Washington, D.C.–Senators Ron Wyden, D-Ore., and Claire McCaskill, D-Mo., ranking member of the Homeland Security and Government Affairs Committee today urged U.S. Customs and Border Protection to take basic steps to improve U.S. border security by acquiring the capability to use anti-tampering and anti-forgery features built into e-Passports.
The Enhanced Border Security and Visa Entry Reform Act of 2002 required foreigners participating in the Visa Waiver Program —which permits entry into the United States without a visa for a limited period of time —to have smart chips with anti-forgery features in their passports. Visa waiver countries have been required since 2007 to issue e-Passports with chips. The U.S. Department of State also started to issue e-Passports in 2007, with the goal of increasing passport security and aiding in the identification of forged passports. Each e-Passport contains a smart chip, which stores traveler information, signed with a digital signature. However, the Government Accountability Office in 2010 found that the Homeland Security couldn’t verify the digital signatures, because it lacked the software to do so. Nearly 8 years later, DHS still hasn’t fixed the problem.

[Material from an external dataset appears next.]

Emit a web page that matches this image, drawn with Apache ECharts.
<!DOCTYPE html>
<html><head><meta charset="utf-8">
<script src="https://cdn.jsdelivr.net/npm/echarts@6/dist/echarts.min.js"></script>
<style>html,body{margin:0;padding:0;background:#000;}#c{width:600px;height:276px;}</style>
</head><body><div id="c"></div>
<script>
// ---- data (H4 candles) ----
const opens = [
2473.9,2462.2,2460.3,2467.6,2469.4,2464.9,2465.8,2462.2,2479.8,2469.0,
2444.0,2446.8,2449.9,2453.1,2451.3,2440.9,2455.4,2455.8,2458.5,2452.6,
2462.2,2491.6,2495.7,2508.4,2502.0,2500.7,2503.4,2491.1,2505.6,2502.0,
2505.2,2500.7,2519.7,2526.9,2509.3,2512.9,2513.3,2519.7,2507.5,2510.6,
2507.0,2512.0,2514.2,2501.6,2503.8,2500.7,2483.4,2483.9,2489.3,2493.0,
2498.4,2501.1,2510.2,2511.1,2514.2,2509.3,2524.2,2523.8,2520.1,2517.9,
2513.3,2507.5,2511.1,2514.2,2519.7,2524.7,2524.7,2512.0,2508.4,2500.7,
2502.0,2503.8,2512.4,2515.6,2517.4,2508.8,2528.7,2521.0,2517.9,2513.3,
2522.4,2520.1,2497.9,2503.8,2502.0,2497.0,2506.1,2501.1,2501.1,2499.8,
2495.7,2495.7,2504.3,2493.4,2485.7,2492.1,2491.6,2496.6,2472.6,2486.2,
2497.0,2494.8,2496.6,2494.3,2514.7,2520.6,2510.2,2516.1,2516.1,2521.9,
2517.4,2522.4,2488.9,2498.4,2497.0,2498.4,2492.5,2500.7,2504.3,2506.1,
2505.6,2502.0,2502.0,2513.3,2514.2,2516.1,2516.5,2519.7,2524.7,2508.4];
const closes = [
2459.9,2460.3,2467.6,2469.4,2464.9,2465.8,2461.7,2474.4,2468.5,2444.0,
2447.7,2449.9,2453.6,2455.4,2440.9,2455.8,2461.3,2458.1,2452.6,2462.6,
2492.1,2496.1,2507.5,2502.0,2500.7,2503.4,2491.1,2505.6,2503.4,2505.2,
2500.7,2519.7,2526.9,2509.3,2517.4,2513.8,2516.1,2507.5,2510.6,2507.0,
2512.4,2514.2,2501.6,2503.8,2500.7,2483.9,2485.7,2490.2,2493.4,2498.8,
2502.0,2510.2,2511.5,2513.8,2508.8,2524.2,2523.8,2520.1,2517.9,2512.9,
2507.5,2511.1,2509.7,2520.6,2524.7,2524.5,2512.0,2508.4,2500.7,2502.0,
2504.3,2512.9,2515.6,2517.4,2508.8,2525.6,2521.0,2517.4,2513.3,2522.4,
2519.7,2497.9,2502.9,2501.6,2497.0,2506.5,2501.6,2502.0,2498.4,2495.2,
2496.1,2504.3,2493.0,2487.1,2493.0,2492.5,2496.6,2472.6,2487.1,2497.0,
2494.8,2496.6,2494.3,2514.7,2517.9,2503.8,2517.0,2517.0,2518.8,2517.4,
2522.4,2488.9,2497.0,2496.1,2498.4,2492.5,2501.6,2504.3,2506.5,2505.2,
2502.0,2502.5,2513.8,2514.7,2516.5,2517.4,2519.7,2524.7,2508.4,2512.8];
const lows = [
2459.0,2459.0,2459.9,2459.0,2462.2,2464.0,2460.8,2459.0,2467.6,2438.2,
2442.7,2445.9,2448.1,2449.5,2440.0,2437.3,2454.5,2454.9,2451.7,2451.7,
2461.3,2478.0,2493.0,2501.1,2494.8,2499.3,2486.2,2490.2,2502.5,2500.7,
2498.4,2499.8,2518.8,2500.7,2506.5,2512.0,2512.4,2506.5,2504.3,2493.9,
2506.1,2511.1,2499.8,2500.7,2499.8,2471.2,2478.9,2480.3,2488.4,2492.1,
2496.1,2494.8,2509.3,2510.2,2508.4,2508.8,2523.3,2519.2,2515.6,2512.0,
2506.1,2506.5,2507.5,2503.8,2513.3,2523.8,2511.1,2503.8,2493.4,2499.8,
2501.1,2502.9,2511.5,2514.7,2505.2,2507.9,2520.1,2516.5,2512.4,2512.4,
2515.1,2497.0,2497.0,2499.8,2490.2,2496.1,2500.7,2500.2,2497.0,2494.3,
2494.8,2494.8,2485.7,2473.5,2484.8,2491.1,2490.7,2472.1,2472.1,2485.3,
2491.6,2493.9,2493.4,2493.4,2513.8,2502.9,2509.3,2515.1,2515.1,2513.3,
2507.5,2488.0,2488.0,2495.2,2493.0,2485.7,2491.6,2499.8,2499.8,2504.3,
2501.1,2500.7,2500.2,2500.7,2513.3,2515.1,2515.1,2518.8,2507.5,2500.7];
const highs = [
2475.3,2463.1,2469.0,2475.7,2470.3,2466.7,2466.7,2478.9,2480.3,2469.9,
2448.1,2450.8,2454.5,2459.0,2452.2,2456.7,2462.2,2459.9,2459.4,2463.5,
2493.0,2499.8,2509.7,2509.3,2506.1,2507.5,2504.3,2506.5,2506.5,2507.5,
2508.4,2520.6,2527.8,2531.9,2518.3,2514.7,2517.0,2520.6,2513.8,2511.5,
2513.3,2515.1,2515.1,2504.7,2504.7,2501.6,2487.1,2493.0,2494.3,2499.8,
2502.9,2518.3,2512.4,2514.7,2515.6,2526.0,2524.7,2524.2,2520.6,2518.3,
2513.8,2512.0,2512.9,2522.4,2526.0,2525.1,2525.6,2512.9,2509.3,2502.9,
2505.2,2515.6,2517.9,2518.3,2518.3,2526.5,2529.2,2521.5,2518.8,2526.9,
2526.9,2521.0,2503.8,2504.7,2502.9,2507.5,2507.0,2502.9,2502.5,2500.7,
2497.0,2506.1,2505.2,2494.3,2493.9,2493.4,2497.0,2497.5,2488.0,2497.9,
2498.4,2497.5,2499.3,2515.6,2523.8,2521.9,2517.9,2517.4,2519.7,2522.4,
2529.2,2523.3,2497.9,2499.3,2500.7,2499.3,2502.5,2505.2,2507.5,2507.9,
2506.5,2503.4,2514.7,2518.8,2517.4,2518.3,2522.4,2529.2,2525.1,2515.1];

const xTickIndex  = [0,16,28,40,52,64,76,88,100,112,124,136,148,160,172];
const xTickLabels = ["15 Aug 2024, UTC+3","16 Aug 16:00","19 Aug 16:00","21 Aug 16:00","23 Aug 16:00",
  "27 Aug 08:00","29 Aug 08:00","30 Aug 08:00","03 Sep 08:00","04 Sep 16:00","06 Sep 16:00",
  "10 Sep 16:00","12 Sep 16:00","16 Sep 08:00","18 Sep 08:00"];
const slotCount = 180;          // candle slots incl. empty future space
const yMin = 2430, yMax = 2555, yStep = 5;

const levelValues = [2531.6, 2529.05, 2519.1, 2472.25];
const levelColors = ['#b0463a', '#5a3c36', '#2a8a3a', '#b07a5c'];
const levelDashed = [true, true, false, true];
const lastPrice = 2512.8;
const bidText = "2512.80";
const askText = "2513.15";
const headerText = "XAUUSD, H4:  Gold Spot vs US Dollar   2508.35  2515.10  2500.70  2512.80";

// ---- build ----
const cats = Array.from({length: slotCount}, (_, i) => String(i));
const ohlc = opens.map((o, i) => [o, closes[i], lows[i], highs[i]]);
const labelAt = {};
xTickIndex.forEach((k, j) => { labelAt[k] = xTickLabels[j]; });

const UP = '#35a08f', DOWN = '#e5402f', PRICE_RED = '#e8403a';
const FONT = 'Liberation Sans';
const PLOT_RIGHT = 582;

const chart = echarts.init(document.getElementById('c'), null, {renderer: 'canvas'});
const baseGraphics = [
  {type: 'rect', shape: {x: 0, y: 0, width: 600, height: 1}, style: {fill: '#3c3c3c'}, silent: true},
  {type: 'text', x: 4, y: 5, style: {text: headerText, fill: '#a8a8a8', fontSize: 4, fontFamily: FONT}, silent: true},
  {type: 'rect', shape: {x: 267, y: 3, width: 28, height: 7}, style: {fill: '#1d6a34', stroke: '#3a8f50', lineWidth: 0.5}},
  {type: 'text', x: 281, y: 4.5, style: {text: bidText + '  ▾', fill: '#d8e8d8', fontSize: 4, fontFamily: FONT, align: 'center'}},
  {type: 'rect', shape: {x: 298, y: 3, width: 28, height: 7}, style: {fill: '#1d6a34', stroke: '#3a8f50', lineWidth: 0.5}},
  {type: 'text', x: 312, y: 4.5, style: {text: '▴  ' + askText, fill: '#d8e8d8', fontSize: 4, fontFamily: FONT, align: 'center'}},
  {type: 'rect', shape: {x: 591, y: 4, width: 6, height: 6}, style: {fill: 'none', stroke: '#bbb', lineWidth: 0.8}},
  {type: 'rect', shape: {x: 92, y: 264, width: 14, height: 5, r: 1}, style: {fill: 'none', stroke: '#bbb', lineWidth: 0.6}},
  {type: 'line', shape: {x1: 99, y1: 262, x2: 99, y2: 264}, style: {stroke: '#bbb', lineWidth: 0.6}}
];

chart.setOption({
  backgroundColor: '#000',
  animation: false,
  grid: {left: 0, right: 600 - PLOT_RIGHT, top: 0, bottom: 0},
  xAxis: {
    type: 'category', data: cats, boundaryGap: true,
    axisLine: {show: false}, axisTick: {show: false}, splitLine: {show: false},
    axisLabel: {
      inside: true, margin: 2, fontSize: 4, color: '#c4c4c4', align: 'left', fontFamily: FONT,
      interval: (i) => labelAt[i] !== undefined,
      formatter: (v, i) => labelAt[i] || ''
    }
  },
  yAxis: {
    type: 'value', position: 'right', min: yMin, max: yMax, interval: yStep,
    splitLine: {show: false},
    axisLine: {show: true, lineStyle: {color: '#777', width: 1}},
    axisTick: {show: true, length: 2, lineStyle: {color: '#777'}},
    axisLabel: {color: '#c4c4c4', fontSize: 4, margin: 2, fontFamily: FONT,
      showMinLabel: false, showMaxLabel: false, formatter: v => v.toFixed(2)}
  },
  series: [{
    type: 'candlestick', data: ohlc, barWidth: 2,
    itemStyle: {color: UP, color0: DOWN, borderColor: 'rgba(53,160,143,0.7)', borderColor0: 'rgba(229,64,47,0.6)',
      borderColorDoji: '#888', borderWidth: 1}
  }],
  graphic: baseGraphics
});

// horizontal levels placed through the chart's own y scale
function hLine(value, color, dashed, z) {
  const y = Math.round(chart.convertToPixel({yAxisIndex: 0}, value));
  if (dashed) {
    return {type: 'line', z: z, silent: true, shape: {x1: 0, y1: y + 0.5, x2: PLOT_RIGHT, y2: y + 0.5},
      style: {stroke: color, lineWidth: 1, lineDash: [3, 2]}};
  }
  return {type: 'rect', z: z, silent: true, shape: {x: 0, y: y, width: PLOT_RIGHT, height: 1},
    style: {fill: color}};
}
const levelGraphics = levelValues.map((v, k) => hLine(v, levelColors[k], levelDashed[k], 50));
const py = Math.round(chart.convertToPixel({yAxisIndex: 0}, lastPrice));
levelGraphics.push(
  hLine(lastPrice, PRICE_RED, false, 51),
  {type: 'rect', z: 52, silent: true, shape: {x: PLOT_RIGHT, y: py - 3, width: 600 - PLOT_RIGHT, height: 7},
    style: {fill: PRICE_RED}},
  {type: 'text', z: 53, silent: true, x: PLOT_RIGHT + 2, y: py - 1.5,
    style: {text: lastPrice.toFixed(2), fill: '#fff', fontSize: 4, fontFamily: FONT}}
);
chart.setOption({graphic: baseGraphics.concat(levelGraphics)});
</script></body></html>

“It is past time for CBP to utilize the digital security features it required be built into e-Passports,” Wyden and McCaskill wrote to CBP Acting Commissioner Kevin McAleenan.

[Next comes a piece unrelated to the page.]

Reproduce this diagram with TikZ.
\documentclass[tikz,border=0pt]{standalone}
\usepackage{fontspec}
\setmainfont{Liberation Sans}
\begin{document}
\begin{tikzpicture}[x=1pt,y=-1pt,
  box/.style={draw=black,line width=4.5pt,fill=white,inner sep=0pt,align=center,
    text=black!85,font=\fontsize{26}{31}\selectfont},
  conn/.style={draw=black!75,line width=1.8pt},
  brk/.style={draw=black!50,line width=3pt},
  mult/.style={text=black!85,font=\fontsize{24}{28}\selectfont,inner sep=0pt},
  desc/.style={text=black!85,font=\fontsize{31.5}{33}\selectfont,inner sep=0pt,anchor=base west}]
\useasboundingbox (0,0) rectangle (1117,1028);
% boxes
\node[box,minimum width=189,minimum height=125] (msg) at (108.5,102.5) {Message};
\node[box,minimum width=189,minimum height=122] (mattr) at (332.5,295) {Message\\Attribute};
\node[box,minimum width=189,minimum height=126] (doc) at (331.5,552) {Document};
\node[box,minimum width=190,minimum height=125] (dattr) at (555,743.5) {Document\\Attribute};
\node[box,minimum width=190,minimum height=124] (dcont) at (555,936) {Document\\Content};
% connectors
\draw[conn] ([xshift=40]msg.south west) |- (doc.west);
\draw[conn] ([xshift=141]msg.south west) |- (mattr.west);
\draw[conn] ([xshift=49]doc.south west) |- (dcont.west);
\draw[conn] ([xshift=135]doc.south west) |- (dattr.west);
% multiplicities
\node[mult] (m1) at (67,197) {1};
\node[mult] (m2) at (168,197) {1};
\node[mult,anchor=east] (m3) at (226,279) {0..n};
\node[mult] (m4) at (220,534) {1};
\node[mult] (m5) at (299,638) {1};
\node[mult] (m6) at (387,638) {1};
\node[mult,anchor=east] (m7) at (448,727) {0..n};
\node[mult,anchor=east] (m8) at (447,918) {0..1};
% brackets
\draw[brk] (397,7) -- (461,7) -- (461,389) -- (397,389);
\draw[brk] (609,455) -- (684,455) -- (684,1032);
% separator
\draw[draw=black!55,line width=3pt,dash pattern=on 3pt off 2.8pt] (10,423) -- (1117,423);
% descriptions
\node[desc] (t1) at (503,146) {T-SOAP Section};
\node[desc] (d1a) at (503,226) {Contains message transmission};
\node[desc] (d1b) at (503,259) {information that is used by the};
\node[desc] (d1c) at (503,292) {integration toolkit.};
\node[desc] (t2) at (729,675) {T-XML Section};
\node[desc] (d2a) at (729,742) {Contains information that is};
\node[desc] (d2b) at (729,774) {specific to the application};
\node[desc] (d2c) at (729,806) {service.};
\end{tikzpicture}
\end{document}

Wyden and McCaskill asked CBP to take the following steps:
- Work with the relevant subject matter experts at the General Services Administration to determine the true cost of developing or acquiring the technical capacity to validate the digital signatures in e-Passports.
- Develop and implement a plan to properly authenticate e-Passports by January 1, 2019.
According to industry estimates, there are more than 1 billion e-Passports in circulation, and they are now issued by more than 120 countries and states.